# [Your goal]
Return only those lines from the line containing "Reproduce this diagram with TikZ." to the line containing "color(25bp)=(barA); color(35bp)=(barB); color(46bp)=(barC);", both included, and please omit the pictures.

== Provided information

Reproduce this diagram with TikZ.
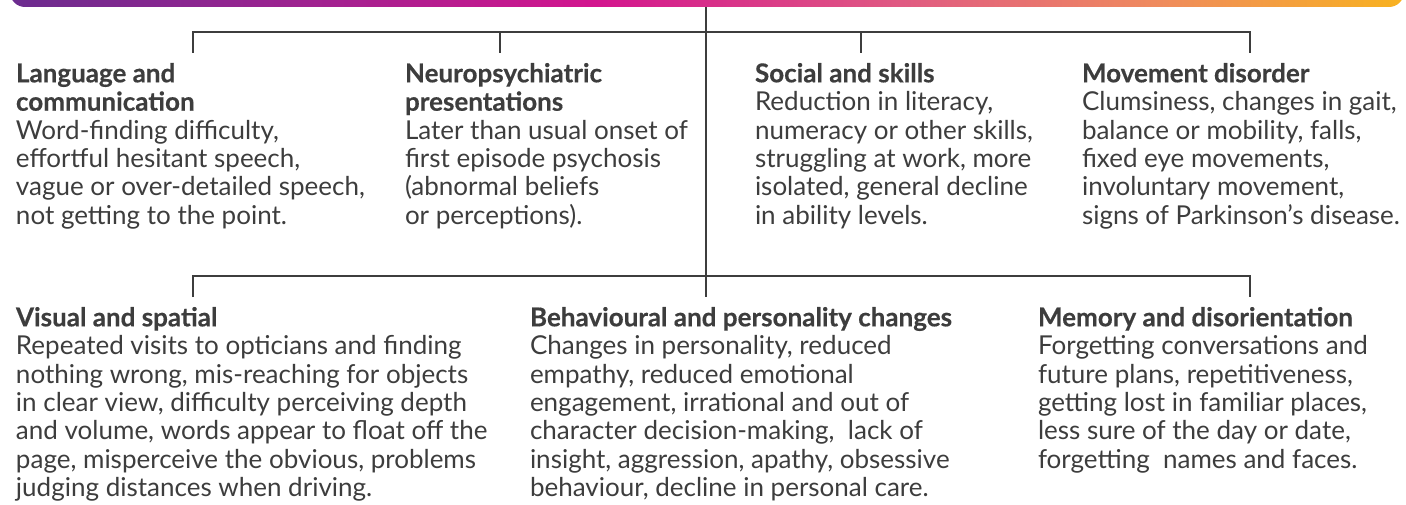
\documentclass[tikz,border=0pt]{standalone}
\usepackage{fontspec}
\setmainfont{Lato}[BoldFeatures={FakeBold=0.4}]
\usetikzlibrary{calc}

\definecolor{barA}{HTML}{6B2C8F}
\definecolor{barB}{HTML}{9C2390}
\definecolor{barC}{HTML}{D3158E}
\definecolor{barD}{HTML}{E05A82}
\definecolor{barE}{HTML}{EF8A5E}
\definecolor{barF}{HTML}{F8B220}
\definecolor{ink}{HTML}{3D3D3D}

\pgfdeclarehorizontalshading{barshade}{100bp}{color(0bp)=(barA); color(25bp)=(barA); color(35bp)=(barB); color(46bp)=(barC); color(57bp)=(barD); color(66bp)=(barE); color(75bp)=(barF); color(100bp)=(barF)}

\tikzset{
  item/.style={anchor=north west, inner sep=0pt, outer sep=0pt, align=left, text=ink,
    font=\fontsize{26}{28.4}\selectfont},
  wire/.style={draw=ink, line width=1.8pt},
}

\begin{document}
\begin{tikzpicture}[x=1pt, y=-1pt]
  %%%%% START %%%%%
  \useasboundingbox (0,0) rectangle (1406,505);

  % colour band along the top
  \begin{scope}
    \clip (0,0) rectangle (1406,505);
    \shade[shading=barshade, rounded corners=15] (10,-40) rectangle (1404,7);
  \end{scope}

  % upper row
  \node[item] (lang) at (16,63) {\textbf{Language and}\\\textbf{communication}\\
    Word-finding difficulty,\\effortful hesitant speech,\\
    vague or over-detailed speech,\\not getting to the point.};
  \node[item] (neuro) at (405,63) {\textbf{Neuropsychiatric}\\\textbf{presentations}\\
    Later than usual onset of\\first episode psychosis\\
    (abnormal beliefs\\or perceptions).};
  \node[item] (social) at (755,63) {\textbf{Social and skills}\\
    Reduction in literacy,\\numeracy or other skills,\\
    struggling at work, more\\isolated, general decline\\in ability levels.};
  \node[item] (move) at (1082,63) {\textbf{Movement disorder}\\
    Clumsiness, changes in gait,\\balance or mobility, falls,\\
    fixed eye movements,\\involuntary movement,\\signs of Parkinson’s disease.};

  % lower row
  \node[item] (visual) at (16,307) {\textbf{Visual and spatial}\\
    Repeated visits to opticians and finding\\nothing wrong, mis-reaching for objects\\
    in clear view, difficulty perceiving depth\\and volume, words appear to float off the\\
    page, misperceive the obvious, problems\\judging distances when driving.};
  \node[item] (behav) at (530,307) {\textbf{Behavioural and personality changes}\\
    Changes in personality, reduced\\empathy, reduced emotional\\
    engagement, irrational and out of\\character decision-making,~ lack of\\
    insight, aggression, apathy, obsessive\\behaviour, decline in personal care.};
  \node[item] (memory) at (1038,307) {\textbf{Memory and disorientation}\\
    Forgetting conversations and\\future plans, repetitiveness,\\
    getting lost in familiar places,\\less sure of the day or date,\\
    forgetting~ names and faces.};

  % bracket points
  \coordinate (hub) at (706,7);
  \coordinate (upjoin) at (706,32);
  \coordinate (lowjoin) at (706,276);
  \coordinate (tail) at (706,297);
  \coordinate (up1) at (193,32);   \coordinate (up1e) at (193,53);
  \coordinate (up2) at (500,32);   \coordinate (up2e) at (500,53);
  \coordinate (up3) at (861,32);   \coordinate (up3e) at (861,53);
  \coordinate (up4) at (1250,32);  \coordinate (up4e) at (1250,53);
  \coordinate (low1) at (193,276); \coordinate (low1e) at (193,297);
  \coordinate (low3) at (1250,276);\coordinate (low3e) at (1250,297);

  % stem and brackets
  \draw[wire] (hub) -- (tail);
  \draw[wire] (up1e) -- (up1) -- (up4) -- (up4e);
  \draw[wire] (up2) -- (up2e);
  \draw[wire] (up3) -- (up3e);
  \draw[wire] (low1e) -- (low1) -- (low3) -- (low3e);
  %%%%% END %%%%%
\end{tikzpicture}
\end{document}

====
== Provided information

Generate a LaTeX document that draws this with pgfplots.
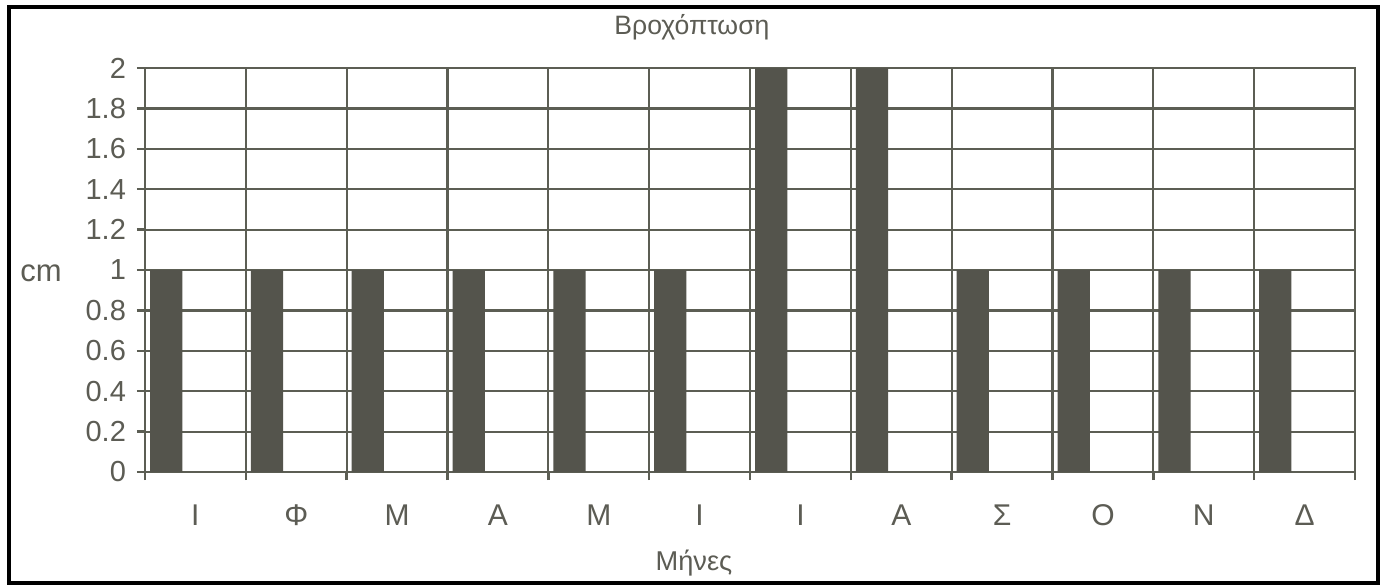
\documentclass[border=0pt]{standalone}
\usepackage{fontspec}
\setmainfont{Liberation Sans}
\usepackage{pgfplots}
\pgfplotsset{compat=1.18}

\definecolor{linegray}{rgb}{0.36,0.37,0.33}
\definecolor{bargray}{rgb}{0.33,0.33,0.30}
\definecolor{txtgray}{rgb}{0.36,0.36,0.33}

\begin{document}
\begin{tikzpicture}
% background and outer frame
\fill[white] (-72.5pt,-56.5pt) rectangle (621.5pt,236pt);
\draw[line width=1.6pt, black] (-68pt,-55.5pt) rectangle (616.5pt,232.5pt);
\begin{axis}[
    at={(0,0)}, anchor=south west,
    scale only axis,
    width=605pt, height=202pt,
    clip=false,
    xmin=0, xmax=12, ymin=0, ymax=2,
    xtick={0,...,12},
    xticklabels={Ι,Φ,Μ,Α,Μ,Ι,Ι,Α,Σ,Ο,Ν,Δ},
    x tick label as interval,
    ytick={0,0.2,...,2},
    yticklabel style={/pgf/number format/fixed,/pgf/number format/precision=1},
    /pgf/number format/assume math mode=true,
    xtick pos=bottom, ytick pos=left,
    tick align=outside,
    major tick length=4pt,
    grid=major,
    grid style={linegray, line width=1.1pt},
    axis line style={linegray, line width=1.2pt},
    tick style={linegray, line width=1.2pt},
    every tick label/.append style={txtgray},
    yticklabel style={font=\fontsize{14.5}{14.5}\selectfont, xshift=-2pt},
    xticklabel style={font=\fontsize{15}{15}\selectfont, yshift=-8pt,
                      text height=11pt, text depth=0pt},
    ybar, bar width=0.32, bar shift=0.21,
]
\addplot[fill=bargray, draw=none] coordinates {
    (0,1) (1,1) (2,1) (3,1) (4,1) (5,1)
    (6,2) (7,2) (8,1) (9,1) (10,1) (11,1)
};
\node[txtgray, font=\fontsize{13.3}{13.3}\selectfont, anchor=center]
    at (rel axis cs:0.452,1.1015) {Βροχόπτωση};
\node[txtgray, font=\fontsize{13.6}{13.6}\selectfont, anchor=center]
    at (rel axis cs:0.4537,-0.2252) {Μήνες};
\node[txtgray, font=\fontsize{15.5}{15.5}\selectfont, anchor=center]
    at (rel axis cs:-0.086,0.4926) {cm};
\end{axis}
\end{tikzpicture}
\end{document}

====
== Provided information

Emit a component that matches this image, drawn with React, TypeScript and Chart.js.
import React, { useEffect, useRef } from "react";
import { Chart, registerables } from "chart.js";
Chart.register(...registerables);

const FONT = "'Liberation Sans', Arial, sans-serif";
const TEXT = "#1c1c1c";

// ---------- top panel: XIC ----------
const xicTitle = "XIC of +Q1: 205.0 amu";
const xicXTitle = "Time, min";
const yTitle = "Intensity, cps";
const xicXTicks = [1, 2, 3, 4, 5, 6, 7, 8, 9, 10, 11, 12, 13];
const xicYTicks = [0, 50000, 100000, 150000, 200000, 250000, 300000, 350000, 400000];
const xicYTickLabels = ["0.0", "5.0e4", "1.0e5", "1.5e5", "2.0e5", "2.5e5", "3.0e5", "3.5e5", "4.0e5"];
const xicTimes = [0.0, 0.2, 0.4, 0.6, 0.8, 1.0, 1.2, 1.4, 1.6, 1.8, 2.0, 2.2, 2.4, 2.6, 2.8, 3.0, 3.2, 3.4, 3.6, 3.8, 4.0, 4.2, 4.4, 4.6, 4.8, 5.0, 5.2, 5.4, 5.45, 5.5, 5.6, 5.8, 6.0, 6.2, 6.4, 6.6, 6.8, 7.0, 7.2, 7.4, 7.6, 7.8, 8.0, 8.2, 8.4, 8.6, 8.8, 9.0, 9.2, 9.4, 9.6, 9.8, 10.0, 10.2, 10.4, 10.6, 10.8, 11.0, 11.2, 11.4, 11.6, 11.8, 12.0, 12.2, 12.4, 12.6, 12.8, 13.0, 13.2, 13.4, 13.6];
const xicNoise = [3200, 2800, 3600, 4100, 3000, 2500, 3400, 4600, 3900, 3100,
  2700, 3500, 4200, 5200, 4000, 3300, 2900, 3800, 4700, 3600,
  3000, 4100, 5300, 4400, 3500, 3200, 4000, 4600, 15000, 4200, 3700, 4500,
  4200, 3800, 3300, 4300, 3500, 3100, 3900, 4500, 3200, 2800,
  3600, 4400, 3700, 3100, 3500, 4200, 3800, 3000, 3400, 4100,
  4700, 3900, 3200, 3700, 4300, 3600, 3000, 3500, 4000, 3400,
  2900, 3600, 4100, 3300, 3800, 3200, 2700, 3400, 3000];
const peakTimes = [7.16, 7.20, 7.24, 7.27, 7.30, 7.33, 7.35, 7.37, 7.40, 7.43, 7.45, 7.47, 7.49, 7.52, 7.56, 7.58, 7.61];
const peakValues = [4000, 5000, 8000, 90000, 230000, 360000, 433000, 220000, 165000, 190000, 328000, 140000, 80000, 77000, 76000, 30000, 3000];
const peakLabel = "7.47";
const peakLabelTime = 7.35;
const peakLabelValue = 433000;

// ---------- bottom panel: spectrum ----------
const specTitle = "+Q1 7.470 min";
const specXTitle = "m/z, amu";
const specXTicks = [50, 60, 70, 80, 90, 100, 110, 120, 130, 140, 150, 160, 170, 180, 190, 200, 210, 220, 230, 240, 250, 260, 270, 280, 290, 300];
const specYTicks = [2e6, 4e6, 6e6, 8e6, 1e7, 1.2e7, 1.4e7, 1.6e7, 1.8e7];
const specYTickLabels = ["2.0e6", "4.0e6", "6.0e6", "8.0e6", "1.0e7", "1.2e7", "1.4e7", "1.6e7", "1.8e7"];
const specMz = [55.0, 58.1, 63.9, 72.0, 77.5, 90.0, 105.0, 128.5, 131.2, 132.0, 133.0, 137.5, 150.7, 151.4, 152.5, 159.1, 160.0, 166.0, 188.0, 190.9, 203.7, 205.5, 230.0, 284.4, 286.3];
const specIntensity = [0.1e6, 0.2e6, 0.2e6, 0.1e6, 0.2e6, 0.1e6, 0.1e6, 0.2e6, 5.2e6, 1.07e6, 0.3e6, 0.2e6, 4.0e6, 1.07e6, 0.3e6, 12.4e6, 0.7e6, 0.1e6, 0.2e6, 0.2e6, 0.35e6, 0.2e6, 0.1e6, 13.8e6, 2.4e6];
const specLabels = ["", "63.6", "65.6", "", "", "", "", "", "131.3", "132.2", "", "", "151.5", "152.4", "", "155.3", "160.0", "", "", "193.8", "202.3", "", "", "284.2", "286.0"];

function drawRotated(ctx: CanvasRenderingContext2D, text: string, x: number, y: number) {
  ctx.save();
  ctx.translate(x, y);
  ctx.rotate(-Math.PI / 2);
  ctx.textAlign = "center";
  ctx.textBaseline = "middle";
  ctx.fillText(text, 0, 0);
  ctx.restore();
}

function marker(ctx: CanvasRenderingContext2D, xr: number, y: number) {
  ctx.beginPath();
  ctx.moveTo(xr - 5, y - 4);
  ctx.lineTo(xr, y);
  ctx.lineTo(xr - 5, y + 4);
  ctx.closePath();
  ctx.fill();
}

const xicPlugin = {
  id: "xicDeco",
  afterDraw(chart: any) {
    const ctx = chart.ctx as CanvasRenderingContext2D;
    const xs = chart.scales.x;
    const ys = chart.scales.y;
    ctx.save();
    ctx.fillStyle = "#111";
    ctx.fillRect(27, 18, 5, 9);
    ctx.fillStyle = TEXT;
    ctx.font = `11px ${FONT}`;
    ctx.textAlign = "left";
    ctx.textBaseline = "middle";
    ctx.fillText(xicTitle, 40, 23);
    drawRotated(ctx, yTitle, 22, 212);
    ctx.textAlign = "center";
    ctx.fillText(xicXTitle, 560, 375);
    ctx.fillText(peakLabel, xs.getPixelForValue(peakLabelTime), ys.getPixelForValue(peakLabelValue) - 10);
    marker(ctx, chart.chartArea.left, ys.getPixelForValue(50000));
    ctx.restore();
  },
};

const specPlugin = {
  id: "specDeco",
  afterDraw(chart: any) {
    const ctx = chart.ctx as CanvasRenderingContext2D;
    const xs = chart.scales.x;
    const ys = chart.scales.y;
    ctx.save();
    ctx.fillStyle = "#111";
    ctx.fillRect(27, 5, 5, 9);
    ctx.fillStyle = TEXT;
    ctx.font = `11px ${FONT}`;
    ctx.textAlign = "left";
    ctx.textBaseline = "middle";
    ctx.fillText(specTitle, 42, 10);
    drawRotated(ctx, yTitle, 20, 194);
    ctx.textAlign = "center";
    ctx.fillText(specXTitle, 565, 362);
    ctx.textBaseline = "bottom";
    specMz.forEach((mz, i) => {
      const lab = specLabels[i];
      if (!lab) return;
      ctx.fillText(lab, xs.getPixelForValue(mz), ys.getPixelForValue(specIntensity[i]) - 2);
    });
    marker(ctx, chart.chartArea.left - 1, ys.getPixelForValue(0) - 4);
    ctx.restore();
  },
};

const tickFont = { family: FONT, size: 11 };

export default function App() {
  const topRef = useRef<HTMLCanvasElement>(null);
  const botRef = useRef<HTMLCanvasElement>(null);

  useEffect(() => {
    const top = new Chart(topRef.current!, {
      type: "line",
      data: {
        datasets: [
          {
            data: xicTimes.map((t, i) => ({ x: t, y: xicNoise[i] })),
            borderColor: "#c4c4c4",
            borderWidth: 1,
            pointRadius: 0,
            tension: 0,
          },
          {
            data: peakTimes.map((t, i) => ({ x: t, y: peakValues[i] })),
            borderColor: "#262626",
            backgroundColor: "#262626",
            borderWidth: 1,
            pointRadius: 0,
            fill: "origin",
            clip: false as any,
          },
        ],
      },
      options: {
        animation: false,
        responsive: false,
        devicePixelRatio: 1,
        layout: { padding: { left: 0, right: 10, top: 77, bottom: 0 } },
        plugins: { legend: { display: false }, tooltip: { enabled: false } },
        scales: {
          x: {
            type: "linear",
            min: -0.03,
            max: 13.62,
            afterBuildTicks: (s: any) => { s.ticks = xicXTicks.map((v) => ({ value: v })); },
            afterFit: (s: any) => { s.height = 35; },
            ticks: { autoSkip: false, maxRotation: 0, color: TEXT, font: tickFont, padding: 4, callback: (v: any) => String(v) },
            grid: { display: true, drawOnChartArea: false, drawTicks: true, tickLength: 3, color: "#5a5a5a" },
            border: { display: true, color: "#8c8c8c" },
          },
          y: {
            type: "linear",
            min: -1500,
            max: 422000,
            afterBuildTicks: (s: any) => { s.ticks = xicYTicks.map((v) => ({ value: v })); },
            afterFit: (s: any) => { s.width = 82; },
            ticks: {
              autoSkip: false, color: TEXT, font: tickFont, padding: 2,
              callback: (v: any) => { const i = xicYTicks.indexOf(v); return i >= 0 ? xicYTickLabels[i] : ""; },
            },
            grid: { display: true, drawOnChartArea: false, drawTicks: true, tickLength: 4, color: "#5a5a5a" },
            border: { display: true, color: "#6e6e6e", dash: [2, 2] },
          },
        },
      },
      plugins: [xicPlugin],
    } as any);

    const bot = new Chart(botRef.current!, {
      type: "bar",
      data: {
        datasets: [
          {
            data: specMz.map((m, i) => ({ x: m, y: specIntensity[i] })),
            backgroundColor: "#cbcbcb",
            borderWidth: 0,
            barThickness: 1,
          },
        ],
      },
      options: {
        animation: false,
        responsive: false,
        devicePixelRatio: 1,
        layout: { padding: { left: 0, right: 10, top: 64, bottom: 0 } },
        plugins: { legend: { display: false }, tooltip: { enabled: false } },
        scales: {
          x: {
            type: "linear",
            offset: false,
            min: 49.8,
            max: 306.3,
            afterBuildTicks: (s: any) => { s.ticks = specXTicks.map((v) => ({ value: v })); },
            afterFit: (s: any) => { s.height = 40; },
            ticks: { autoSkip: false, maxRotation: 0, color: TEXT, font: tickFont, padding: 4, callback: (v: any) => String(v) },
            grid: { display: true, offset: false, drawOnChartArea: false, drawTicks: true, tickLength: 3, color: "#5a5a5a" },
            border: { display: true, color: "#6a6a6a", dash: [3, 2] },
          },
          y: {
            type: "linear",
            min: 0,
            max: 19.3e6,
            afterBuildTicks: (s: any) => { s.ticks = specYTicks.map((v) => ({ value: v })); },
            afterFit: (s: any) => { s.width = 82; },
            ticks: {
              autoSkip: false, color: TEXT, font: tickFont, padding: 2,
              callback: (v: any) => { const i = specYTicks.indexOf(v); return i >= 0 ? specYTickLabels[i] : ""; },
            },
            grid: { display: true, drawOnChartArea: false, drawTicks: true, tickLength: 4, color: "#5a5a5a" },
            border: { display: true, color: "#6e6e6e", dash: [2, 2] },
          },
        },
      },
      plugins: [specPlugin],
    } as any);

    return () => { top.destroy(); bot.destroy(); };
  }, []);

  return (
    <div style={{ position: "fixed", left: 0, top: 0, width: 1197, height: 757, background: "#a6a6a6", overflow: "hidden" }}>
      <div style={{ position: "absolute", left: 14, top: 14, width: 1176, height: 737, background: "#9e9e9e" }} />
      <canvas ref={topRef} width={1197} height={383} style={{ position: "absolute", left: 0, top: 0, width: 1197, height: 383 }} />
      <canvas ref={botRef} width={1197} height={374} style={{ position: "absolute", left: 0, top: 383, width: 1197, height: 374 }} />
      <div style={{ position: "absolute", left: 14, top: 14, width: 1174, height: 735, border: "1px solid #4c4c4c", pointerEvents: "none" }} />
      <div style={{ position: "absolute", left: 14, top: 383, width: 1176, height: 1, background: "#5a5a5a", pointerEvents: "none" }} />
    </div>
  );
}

====

# [The solution]
Reproduce this diagram with TikZ.
\documentclass[tikz,border=0pt]{standalone}
\usepackage{fontspec}
\setmainfont{Lato}[BoldFeatures={FakeBold=0.4}]
\usetikzlibrary{calc}

\definecolor{barA}{HTML}{6B2C8F}
\definecolor{barB}{HTML}{9C2390}
\definecolor{barC}{HTML}{D3158E}
\definecolor{barD}{HTML}{E05A82}
\definecolor{barE}{HTML}{EF8A5E}
\definecolor{barF}{HTML}{F8B220}
\definecolor{ink}{HTML}{3D3D3D}

\pgfdeclarehorizontalshading{barshade}{100bp}{color(0bp)=(barA); color(25bp)=(barA); color(35bp)=(barB); color(46bp)=(barC); color(57bp)=(barD); color(66bp)=(barE); color(75bp)=(barF); color(100bp)=(barF)}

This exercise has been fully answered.